Persecuted Church in Pakistan sees vocations boom - Catholicireland ...

 

Instigators of anti-Christian persecution cry wolf to distract from their own guilt

 

August 08, 2023

by Michael Rubin

Reprinted from The Washington Examiner

 

Anti-Christian persecution is growing worldwide. With the exception of Israel, all indigenous Christian communities in the Middle East are in decline. Azerbaijan currently starves 120,000 Armenian Christians in an illegal blockade in an attempt to erase one of the oldest Christian communities on Earth. Turkey denies and, in some cases, celebrates the Armenian genocide, converts churches into mosques, and closes Greek seminaries and schools to smother the remnants of another millennia-old community. Pope Francis is shamefully silent as China suppresses its Catholic community. The Nigerian government is complicit in attacks on its Christians, even as the State Department writes off such violence as a manifestation of “climate change.”

False charges of religious persecution, however, detract from real cases. Cynically, some of the worst perpetrators now incite such accusations against rivals and democracies to deflect attention from their own atrocious behavior.

This certainly appears to be the case with Pakistan. Upon India’s 1947 partition, Pakistan was a self-defined Islamic state but, in theory, a tolerant one. It made not only Muslim holidays but Christian and Hindu ones state holidays. That changed in 1971, when the Pakistani military realized that ethnic separatist movements could tear the country apart. Their strategy? Fan the flames of Islamic extremism so that religion became the overriding identity for Pakistanis. After driving out the country’s Hindu minority, Pakistani officials now use draconian and arbitrary blasphemy laws to terrorize Pakistani Christians. To attend church in Peshawar, Quetta, or Lahore is a life-risking prospect.

How ironic, then, that rather than protect its own minorities, Pakistan now distracts by accusing India, the world’s largest democracy, of anti-Christian persecution. At issue is internecine violence that erupted three months ago in Manipur, a small Indian state alongside the Burmese border with a population half that of the Washington area. What Manipur lacks in numbers, it makes up for in religious, tribal, and ethnic diversity.
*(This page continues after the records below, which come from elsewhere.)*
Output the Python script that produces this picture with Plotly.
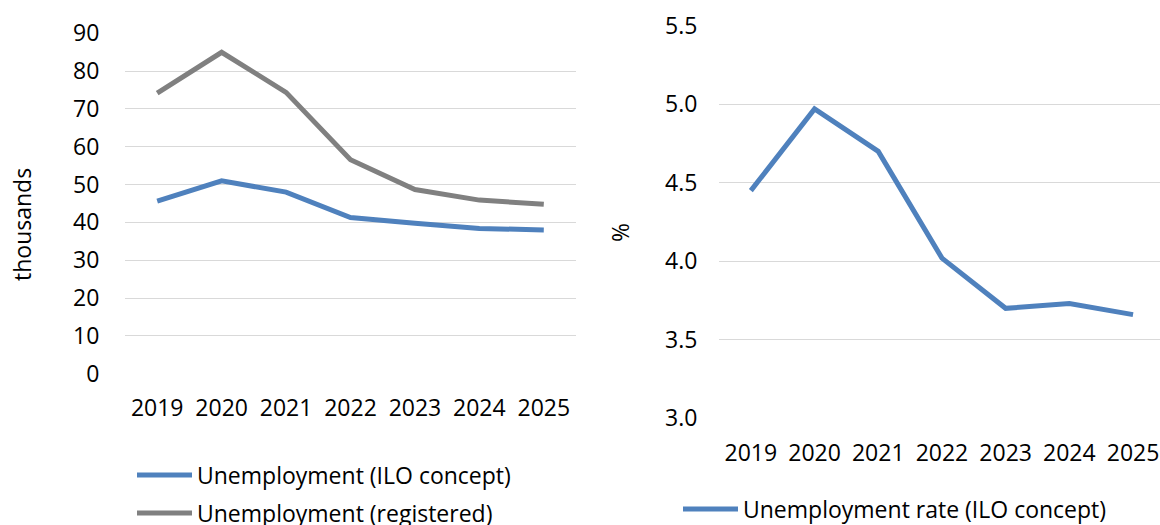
import plotly.graph_objects as go

W, H = 1160, 525

years = ["2019", "2020", "2021", "2022", "2023", "2024", "2025"]
ilo_thousands = [45.6, 51.0, 48.0, 41.3, 39.8, 38.4, 38.0]
registered_thousands = [74.2, 85.0, 74.4, 56.6, 48.7, 45.9, 44.8]
ilo_rate = [4.45, 4.97, 4.70, 4.02, 3.70, 3.73, 3.66]

left_ticks = [0, 10, 20, 30, 40, 50, 60, 70, 80, 90]
right_ticks = [3.0, 3.5, 4.0, 4.5, 5.0, 5.5]

BLUE = "#4F81BD"
GREY = "#808080"
GRID = "#D9D9D9"
FONT = "Open Sans"
FS = 23


def px(x):
    return x / W


def py(y):
    return 1 - y / H


fig = go.Figure()
fig.add_trace(go.Scatter(x=years, y=ilo_thousands, mode="lines",
                         line=dict(color=BLUE, width=5), xaxis="x", yaxis="y",
                         name="Unemployment (ILO concept)"))
fig.add_trace(go.Scatter(x=years, y=registered_thousands, mode="lines",
                         line=dict(color=GREY, width=5), xaxis="x", yaxis="y",
                         name="Unemployment (registered)"))
fig.add_trace(go.Scatter(x=years, y=ilo_rate, mode="lines",
                         line=dict(color=BLUE, width=5), xaxis="x2", yaxis="y2",
                         name="Unemployment rate (ILO concept)"))

tickfont = dict(family=FONT, size=FS, color="#000000")
common_x = dict(type="category", showgrid=False, zeroline=False, showline=False,
                ticks="outside", ticklen=13, tickcolor="rgba(0,0,0,0)",
                tickfont=tickfont, fixedrange=True, automargin=False)
common_y = dict(showgrid=True, gridcolor=GRID, gridwidth=1.3, zeroline=False,
                showline=False, ticks="outside",
                tickcolor="rgba(0,0,0,0)", tickfont=tickfont, fixedrange=True,
                automargin=False)

# right plot pitch ~63.7px, first category at x=751
right_left = 719
right_max = (W - right_left) / 63.7 - 0.5

fig.update_layout(
    width=W, height=H,
    margin=dict(l=0, r=0, t=0, b=0, autoexpand=False),
    paper_bgcolor="white", plot_bgcolor="white",
    showlegend=False,
    font=dict(family=FONT, size=FS, color="#000000"),
    xaxis=dict(domain=[px(125), px(576)], range=[-0.5, 6.5], anchor="y", **common_x),
    yaxis=dict(domain=[py(374), py(33)], range=[-0.1, 90.1], tickvals=left_ticks,
               anchor="x", ticklen=20, **common_y),
    xaxis2=dict(domain=[px(right_left), 1.0], range=[-0.5, right_max], anchor="y2", **common_x),
    yaxis2=dict(domain=[py(419), py(25)], range=[2.995, 5.505], tickvals=right_ticks,
                tickformat=".1f", anchor="x2", ticklen=16, **common_y),
)

annotations = [
    dict(text="thousands", x=px(22), y=py(225), xref="paper", yref="paper",
         textangle=-90, showarrow=False, xanchor="center", yanchor="middle"),
    dict(text="%", x=px(620), y=py(233), xref="paper", yref="paper",
         textangle=-90, showarrow=False, xanchor="center", yanchor="middle"),
]

legend_items = [
    (137, 192, 475, BLUE, "Unemployment (ILO concept)"),
    (137, 192, 513, GREY, "Unemployment (registered)"),
    (683, 738, 509, BLUE, "Unemployment rate (ILO concept)"),
]
shapes = []
for x0, x1, yy, col, label in legend_items:
    shapes.append(dict(type="line", xref="paper", yref="paper",
                       x0=px(x0), x1=px(x1), y0=py(yy), y1=py(yy),
                       line=dict(color=col, width=5)))
    annotations.append(dict(text=label, x=px(x1 + 3), y=py(yy), xref="paper", yref="paper",
                            showarrow=False, xanchor="left", yanchor="middle"))

fig.update_layout(annotations=annotations, shapes=shapes)

fig.write_html("out.html",
               config={"displayModeBar": False},
               post_script="document.body.style.margin='0';document.body.style.overflow='hidden';")
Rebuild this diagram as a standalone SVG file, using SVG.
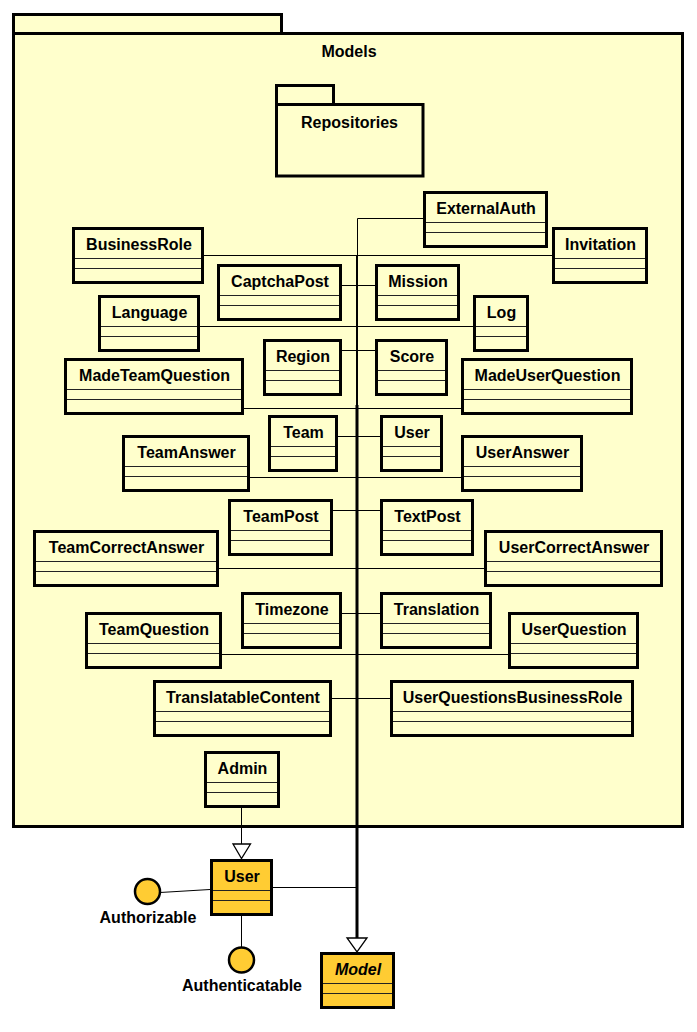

If Pakistan-backed activists say anti-Christian sentiment drives riots, they lie. Ethnic tension has simmered for decades among immigration and land use disputes. The spark for the most recent violence was a decision to designate the Meiteis, Manipur’s largest ethnic group, as a “scheduled tribe,” a move that gives the Hindu tribe affirmative action-type advantages that Christians already enjoy. The largely Christian Kuki tribe resist dividing the pie. Adding fuel to the fire was an influx of Kuki refugees fleeing Burma’s military junta, as well as India’s crackdown on opium cultivation, in which some Kuki engage. The Kuki and Meitei burned each other’s houses, stores, and houses of worship. For this, there is no excuse, but motivation matters. That churches belonging to the Naga, another largely Christian ethnic group, remained untouched suggests the problem was never religion.

Back to the United States: Pakistan proxies are happy to fan the flames. Pieter Friedrich, a gadfly who makes a career out of anti-Hindu animus alongside many activists with close ties to Pakistan’s intelligence services, leads the charge to suggest a wholesale massacre of Christians is underway. Launching one of his frequent, short hunger strikes, Friedrich demanded Rep. Ro Khanna (D-CA), a man with whom I disagree on just about every policy matter, intercede in Manipur. Make no mistake, the issue here is not Manipur but rather Friedrich’s hatred of Hindu leaders ranging from nonviolent Indian nationalist leader Mohandas Gandhi to Prime Minister Narendra Modi to every Hindu member of U.S. Congress. Friedrich’s antics are little different than a KKK member launching a hunger strike to compel the NAACP into a debate.

A cartoonish Christian vs. Hindu narrative will not resolve the Manipur tragedy. Unfortunately, too many Christian groups take the idea that Manipur violence is an anti-Christian issue at face value. The U.S. Commission on International Religious Freedom, for example, condemned the burning of churches while remaining silent on the destruction of Hindu temples. In doing so, it plays into the hands of states such as Pakistan, Azerbaijan, and Nigeria, which use bothsidesism to shirk responsibility for their own anti-Christian violence.

The Indian government should prosecute everyone engaged in ethnic violence, but to remain blind to the cynical games of religiously intolerant states would be the ultimate tragedy.